--- Requirements ---
Only the lines from the start of the data through the line with "import plotly.graph_objects as go" belong in the copy. Restate them word for word, minus the pictures.

──────── Available data ────────

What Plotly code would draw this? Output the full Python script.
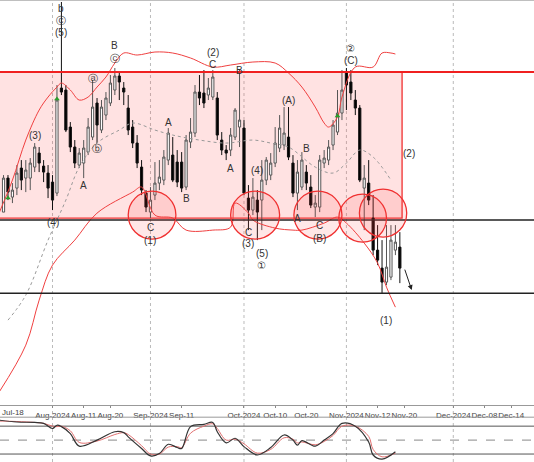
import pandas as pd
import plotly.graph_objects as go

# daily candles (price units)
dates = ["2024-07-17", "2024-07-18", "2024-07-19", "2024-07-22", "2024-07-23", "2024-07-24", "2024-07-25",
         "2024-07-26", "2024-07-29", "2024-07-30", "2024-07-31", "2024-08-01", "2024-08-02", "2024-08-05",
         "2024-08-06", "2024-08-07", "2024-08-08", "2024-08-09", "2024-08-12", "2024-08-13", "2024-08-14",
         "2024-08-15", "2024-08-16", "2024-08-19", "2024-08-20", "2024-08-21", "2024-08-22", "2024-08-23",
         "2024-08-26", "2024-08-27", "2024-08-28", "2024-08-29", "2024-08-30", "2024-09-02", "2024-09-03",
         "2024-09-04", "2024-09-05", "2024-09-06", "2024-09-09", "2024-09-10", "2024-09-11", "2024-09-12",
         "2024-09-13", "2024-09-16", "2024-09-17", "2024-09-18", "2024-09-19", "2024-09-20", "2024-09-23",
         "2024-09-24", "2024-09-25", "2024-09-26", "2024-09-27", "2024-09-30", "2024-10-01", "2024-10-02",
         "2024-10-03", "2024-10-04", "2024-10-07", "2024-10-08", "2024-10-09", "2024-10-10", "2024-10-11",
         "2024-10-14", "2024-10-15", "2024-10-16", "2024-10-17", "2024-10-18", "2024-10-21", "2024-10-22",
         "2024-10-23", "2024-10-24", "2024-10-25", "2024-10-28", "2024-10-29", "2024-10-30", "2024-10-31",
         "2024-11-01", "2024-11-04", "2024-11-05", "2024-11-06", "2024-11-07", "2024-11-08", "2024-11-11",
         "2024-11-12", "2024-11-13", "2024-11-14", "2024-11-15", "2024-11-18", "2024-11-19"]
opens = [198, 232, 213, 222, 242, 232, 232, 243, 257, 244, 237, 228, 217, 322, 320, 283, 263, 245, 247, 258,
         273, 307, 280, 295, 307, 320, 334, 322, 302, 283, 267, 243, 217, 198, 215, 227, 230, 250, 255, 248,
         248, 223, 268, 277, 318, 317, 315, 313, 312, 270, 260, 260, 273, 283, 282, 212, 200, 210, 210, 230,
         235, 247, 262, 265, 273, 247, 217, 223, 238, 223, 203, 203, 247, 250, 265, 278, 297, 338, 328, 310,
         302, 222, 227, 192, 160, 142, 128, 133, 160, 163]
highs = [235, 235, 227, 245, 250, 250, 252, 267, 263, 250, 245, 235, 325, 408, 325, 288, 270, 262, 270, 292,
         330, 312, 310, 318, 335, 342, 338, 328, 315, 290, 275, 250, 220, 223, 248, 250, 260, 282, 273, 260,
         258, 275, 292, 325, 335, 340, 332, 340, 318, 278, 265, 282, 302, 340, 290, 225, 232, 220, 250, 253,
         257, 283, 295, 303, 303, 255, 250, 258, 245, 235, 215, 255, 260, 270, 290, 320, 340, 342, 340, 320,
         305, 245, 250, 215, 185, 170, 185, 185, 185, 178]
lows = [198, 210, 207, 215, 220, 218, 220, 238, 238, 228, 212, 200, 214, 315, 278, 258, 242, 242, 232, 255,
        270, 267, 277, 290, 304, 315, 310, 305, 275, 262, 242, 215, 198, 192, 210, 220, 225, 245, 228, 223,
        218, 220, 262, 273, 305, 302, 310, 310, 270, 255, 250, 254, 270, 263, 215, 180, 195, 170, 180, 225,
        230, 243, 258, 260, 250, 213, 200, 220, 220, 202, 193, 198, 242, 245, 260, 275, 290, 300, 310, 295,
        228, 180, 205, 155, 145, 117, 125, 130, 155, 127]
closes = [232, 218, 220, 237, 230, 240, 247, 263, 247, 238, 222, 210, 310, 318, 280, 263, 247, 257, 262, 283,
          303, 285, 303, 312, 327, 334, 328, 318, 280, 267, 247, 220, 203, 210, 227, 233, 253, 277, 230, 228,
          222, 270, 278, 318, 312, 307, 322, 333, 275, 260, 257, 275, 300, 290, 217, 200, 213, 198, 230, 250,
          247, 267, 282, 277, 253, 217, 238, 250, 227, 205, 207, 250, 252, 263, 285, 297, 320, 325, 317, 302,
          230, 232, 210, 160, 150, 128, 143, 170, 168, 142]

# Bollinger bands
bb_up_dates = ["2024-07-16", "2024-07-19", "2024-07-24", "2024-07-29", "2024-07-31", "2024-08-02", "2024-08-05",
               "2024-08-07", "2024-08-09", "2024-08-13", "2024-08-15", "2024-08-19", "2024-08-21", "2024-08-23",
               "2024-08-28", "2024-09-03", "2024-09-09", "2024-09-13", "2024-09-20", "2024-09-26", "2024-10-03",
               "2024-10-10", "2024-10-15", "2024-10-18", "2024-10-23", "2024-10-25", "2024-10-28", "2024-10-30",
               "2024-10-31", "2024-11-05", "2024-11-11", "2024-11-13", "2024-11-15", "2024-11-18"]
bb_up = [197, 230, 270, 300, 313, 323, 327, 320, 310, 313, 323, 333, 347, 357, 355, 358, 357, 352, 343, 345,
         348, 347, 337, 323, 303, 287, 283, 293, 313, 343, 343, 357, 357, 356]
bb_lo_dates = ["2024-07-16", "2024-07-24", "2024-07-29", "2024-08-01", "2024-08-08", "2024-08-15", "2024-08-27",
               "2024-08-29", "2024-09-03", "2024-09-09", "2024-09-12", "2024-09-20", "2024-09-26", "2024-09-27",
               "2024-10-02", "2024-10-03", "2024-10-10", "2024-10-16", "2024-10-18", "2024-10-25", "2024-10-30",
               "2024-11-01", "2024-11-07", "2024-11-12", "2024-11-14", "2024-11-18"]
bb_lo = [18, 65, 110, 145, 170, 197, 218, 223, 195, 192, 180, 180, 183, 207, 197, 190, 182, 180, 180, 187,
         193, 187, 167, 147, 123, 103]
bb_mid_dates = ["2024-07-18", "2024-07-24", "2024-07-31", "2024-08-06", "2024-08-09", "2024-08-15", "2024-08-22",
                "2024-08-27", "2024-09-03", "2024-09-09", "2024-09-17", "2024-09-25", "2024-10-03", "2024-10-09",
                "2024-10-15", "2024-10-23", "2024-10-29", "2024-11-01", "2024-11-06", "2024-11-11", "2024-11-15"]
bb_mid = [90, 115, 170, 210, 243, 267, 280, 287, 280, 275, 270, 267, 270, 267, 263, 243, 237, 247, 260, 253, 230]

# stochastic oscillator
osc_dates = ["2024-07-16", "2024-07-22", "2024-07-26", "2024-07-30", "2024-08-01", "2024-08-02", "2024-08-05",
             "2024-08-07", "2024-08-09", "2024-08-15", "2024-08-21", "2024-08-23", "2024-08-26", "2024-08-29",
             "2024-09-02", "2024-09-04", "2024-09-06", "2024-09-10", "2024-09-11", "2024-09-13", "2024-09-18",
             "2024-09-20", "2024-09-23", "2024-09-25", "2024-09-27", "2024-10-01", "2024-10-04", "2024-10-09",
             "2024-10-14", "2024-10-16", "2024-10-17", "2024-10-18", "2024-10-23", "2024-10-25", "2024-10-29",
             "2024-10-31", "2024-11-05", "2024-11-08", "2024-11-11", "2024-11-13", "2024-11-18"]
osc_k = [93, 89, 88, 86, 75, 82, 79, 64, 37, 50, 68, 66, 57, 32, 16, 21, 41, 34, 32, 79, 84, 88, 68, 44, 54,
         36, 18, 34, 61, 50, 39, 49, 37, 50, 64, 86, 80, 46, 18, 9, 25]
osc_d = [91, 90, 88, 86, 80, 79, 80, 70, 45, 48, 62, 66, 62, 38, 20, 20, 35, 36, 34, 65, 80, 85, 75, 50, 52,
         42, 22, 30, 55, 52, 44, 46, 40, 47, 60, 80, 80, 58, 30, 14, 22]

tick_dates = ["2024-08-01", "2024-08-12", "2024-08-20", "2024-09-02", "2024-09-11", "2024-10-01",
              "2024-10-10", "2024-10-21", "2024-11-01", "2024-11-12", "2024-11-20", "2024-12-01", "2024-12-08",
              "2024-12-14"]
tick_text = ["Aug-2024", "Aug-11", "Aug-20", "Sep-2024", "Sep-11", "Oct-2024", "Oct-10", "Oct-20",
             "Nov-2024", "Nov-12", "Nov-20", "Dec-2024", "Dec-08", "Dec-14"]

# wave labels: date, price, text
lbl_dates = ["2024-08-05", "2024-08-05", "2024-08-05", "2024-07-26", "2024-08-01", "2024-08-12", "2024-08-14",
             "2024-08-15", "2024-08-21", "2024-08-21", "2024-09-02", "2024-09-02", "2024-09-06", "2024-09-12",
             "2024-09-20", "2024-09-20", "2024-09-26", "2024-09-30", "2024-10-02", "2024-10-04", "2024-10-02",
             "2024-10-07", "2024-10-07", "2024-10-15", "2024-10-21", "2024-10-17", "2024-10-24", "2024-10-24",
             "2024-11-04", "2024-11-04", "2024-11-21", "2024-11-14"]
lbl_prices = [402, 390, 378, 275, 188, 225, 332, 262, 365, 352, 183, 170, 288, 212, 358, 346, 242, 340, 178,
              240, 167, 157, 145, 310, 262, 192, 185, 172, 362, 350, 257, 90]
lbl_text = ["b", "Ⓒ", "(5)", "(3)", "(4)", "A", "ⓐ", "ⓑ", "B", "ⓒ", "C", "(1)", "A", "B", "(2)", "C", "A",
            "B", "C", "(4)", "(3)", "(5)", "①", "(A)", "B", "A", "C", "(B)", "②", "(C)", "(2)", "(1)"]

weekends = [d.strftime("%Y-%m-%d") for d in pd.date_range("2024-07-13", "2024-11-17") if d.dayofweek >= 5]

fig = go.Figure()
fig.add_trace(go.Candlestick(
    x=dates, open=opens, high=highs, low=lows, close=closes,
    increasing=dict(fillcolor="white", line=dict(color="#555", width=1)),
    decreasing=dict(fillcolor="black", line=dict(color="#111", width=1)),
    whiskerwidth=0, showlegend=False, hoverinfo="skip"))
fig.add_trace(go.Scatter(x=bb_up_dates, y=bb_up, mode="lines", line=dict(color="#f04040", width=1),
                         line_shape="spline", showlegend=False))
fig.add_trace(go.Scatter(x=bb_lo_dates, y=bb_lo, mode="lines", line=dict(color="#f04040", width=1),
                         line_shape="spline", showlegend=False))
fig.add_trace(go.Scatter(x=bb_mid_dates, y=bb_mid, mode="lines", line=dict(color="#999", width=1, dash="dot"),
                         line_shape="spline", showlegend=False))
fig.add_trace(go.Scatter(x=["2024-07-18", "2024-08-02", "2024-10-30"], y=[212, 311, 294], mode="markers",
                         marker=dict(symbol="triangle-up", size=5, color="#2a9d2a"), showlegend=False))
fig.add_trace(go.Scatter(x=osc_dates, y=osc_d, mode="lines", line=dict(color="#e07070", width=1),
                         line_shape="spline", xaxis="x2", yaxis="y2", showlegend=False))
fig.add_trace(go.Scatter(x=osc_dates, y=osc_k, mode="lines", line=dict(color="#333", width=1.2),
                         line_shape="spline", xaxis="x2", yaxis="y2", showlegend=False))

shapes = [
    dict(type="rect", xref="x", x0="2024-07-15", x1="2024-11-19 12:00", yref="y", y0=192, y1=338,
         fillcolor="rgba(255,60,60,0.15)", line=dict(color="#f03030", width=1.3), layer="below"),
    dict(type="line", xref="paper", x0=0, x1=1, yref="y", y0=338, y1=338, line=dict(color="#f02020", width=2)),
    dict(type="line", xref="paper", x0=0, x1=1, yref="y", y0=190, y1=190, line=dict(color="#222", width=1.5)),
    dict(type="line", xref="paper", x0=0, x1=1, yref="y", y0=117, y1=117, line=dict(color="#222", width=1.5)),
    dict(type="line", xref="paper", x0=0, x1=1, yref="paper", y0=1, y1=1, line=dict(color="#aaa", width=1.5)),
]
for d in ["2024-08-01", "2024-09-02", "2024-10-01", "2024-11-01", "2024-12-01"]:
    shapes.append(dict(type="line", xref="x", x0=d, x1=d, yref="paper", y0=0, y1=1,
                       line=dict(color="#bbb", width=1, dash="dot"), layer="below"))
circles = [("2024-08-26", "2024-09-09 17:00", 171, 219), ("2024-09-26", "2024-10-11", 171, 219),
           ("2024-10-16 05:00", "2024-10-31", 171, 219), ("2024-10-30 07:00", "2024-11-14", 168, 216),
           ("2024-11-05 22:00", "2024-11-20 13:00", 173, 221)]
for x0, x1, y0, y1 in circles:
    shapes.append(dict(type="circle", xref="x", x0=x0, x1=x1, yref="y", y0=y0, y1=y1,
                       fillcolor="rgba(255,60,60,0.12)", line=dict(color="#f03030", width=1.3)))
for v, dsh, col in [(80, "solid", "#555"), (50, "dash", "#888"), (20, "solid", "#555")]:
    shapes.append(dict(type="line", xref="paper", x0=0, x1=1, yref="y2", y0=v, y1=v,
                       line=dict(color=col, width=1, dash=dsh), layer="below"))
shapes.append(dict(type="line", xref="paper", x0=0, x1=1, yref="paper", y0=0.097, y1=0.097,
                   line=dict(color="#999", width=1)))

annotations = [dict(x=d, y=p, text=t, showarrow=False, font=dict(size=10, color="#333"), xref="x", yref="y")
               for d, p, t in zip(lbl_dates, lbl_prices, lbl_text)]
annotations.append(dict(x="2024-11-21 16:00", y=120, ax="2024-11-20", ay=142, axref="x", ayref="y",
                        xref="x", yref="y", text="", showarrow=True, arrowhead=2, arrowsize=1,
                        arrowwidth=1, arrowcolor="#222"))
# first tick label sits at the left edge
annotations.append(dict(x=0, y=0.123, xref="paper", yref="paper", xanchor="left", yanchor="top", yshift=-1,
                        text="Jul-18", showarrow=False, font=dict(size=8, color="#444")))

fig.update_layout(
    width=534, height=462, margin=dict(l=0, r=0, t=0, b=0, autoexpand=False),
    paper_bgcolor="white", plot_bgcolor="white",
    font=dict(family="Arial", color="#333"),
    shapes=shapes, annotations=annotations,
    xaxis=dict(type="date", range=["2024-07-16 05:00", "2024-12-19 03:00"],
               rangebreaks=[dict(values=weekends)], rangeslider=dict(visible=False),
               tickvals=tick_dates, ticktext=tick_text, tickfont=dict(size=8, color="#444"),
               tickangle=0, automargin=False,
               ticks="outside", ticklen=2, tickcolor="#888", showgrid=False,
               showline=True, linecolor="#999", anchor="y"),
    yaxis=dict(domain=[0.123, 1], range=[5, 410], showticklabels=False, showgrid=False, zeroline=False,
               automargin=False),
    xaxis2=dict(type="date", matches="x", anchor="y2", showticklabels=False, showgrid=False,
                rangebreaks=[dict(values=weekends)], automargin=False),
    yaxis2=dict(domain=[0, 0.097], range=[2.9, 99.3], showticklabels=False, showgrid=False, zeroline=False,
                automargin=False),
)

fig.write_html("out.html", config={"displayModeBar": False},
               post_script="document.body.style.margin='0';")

────────

--- Result ---
What Plotly code would draw this? Output the full Python script.
import pandas as pd
import plotly.graph_objects as go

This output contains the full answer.